Wednesday, May 15, 2013
Forgiveness
My ex accuses me of not knowing the true meaning of forgiveness. My thought is, I forgive you the way I can not how he wants it. If he thinks I should fully embrace his relationship with his mistress then he'll be waiting for something that will never come. I dont think I can ever let his mistress step inside my home nor be in the same breathing space as me and my kids. I never pretended to be a saint, but I accept that he will always be around because we do have kids together. That does not extend to his mistress even when he becomes his wife eventually. And my kids had expressed that they don't want to be around her either. He made his choice, we never had a chance to. The mere fact that I still talk to him, proves I've forgiven him. Seriously, I don't owe him anything. And I certainly don't have any respect for women who's in a relationship with a married man.
Saturday, May 4, 2013
Crazy
Had another insane text war with my future ex. Why the hell do I do this? Simple, I still love the asshole. Urgh. I need to stop loving him coz it effing hurts and he's not even worth it. I hate getting disappointed but I keep hanging in for scraps? What happened to me? Does love made me this weak pathetic wife who still longs for her adulterer husband? Or is it my fear of the unknown? Whatever it is it has to stop for my sake and peace of mind. Do I really want this cheating bastard to come back? I can't even begin to trust him again much alone respect him.
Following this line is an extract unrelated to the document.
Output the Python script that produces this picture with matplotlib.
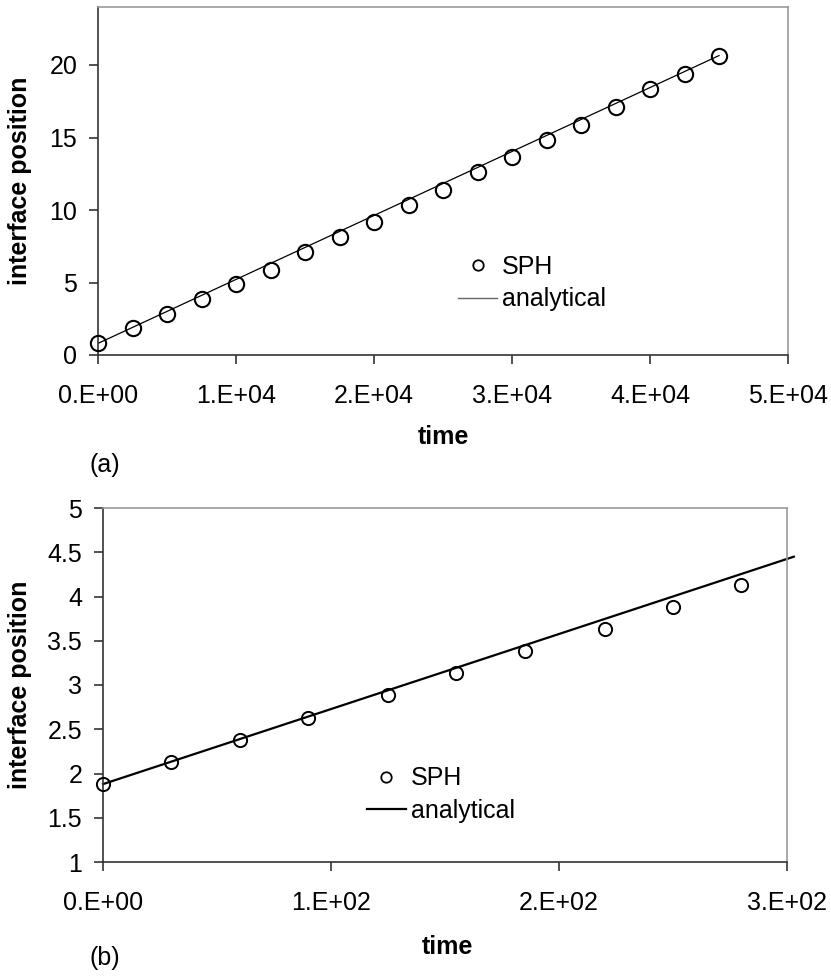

Wake up! I never thought I'd see myself in this situation of feeling lost because of a man. Ha! He is not worth it. When did I ever became like my mother who stayed with my father abuse after abuse, mental not physical both at its worst. Buckle up self, it's time to strap the moving on seat and launch yourself away from this asshole. Laugh and be happy. You don't need someone who prefers a woman touched by so many hands, have no conscience about breaking a marriage. You deserve better and much more. Keep reminding yourself there are better fish in the sea. You're worth it.